Dataset items
>> begin

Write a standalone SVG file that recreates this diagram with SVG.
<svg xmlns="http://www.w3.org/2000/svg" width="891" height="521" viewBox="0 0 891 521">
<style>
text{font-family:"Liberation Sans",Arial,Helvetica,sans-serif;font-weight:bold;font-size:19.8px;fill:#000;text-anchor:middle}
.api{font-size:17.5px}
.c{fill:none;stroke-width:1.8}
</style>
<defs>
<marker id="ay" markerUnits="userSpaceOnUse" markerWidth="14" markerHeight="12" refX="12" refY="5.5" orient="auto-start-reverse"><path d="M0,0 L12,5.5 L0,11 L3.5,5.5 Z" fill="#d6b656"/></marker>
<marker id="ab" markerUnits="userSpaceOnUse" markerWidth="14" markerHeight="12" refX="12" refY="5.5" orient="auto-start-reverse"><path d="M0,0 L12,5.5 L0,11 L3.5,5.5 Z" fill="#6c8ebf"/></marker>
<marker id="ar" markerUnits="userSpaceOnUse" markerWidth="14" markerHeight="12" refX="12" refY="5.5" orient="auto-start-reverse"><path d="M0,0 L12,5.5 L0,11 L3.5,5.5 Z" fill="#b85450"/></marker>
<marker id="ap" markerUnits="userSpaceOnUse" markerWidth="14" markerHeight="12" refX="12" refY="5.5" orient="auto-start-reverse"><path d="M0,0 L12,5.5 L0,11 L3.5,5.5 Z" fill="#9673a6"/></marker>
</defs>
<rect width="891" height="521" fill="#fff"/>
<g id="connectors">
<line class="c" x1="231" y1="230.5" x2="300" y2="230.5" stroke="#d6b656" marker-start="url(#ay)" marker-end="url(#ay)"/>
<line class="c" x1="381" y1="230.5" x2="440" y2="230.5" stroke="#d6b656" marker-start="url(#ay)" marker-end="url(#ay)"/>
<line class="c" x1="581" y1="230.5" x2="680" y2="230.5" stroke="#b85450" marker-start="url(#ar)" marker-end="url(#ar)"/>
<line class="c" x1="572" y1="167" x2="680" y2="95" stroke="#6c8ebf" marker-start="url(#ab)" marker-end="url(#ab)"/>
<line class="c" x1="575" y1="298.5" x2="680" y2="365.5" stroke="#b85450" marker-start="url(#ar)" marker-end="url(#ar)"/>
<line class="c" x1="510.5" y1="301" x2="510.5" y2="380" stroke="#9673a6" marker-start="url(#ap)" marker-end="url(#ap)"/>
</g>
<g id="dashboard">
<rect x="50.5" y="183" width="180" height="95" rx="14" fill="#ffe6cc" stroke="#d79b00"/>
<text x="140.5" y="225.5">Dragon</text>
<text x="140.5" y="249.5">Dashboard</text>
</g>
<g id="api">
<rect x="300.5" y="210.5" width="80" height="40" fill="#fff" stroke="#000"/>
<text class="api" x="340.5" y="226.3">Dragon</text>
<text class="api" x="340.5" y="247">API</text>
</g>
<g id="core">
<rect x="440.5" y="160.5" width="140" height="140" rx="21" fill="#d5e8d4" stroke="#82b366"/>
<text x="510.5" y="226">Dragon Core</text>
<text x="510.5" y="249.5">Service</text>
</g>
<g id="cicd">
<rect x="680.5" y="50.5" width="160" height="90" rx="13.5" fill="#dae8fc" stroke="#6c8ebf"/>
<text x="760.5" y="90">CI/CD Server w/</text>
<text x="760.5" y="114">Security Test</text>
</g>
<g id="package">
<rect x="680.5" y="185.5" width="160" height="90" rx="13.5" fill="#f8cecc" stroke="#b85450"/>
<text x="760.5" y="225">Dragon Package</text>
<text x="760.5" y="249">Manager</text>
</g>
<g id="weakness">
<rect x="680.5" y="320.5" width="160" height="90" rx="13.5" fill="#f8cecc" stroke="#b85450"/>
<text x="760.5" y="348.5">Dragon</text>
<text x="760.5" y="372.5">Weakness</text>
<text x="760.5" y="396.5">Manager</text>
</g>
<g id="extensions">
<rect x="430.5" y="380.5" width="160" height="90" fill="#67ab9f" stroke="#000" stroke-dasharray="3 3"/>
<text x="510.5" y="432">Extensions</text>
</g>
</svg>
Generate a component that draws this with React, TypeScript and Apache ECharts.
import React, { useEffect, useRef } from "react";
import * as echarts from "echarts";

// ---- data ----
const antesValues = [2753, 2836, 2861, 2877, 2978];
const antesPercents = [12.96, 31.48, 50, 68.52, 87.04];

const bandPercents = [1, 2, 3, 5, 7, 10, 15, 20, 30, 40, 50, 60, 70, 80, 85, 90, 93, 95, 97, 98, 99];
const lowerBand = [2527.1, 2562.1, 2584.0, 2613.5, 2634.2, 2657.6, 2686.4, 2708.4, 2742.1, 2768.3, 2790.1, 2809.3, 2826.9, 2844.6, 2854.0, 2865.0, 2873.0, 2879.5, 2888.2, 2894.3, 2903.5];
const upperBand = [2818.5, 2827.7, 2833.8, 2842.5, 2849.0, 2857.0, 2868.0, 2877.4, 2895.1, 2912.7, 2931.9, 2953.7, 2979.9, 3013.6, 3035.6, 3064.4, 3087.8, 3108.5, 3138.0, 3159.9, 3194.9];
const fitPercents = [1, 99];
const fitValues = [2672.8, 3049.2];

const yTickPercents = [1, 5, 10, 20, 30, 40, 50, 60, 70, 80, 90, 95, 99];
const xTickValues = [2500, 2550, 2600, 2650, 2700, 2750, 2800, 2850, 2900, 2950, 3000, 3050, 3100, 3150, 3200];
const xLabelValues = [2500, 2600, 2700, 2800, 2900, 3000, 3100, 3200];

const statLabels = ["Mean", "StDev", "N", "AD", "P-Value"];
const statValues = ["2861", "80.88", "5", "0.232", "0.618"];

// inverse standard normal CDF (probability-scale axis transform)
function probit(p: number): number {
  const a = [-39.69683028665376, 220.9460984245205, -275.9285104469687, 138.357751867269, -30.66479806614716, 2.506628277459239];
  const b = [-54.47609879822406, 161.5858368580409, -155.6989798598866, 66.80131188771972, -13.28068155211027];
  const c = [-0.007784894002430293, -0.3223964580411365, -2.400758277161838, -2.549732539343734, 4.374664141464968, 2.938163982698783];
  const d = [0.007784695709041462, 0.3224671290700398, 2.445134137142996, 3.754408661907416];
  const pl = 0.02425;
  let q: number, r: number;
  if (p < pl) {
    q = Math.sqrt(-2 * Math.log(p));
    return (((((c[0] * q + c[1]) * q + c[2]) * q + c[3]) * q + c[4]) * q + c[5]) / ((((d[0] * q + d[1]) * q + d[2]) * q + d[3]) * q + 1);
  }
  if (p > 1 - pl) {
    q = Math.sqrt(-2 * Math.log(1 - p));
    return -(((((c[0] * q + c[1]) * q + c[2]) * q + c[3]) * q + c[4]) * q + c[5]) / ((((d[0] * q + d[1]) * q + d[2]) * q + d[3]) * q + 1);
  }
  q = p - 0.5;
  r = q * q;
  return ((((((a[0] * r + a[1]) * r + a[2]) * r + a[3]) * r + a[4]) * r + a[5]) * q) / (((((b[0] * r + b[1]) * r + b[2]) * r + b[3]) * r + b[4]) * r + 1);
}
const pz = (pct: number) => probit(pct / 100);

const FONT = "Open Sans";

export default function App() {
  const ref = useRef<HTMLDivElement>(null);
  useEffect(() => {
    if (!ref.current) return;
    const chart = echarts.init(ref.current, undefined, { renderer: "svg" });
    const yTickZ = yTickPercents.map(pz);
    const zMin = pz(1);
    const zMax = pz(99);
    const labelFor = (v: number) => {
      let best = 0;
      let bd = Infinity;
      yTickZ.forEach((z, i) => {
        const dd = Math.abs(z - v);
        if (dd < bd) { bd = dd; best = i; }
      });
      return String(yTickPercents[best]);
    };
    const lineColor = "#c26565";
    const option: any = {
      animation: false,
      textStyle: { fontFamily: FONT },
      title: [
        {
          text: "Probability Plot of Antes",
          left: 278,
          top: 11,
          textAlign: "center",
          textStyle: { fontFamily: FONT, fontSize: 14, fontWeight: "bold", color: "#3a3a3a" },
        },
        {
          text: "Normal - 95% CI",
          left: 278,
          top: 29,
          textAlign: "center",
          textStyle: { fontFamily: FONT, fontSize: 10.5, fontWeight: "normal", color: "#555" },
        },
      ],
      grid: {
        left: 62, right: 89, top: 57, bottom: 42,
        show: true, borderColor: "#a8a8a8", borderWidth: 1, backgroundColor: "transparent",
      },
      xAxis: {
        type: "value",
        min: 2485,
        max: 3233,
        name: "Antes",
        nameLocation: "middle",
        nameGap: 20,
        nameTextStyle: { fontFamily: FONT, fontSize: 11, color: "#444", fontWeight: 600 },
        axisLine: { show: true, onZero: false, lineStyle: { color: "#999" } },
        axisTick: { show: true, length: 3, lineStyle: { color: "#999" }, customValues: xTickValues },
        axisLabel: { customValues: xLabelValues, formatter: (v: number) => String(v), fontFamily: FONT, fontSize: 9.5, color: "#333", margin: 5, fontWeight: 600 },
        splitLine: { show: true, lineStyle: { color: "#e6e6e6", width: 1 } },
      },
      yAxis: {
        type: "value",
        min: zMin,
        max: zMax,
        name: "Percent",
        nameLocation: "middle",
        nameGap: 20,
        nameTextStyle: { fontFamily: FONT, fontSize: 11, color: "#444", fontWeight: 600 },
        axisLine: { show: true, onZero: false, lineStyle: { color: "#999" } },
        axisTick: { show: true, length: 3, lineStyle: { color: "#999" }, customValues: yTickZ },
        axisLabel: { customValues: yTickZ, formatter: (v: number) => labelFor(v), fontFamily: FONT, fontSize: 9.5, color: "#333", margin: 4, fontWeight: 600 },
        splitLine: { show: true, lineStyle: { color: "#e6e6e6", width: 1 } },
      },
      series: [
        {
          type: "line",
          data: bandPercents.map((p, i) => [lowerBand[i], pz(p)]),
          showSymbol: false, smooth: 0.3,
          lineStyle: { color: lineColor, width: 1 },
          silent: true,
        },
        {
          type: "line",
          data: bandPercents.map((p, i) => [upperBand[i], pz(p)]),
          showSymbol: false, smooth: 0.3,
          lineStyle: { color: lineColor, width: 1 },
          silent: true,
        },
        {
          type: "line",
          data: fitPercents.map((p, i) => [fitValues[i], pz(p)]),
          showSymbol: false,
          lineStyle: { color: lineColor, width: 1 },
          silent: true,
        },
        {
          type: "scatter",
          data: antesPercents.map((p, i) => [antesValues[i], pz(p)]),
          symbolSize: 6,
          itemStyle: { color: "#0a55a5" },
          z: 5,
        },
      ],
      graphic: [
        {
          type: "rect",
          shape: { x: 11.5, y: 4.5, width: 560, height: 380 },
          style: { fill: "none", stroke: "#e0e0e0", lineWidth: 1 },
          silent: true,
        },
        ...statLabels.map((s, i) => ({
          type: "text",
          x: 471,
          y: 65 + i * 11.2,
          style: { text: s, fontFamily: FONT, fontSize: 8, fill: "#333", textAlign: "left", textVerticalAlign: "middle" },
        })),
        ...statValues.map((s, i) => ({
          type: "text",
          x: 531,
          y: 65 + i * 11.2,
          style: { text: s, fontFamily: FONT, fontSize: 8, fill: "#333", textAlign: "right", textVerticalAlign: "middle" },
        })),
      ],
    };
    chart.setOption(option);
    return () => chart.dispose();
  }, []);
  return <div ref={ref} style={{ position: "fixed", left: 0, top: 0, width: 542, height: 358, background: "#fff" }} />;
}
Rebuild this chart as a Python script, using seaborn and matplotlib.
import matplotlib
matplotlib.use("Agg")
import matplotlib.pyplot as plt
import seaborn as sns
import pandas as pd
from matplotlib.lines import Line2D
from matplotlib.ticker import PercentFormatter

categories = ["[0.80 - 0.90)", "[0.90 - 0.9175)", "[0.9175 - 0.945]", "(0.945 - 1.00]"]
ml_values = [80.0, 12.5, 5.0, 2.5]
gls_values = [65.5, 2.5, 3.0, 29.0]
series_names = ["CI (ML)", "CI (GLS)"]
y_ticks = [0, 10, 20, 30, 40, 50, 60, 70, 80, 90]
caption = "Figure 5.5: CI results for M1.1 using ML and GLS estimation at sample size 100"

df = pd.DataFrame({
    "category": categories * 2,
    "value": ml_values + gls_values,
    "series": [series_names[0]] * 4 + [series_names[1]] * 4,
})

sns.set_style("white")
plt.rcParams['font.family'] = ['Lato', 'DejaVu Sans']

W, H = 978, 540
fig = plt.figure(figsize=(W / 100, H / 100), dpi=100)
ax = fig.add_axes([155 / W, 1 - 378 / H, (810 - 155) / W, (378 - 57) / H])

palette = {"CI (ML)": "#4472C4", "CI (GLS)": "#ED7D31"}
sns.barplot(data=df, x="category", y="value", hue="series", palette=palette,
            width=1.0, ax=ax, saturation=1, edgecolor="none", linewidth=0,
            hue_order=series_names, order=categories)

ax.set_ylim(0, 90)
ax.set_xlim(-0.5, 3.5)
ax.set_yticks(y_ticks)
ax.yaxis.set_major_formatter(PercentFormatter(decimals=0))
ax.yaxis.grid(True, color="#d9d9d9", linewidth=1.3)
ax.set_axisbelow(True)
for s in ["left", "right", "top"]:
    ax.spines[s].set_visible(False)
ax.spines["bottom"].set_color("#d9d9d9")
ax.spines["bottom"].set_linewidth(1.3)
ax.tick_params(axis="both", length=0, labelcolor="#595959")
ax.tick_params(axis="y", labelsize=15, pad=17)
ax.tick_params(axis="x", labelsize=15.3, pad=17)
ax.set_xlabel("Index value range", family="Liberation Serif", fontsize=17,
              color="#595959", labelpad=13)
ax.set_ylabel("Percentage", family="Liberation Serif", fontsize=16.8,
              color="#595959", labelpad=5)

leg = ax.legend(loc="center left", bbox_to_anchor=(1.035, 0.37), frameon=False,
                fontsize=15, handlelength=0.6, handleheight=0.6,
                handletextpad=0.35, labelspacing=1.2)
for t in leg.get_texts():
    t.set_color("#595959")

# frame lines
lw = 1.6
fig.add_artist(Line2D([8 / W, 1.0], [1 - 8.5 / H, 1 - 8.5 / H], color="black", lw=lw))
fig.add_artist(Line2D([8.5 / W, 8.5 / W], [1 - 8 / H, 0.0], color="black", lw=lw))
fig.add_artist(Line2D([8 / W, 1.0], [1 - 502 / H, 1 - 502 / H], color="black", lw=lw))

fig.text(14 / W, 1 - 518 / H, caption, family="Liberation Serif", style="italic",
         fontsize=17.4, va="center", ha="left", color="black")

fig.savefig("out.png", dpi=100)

>> end

● **EXERCISE TASK**
Extract from the records above the lines from the one containing "Generate a component" to the one containing "const antesPercents = [12.96, 31.48, 50, 68.52, 87.04];", both lines included, exactly as they appear and with nothing else.

● **ANSWER FOR THE TASK**
Generate a component that draws this with React, TypeScript and Apache ECharts.
import React, { useEffect, useRef } from "react";
import * as echarts from "echarts";

// ---- data ----
const antesValues = [2753, 2836, 2861, 2877, 2978];
const antesPercents = [12.96, 31.48, 50, 68.52, 87.04];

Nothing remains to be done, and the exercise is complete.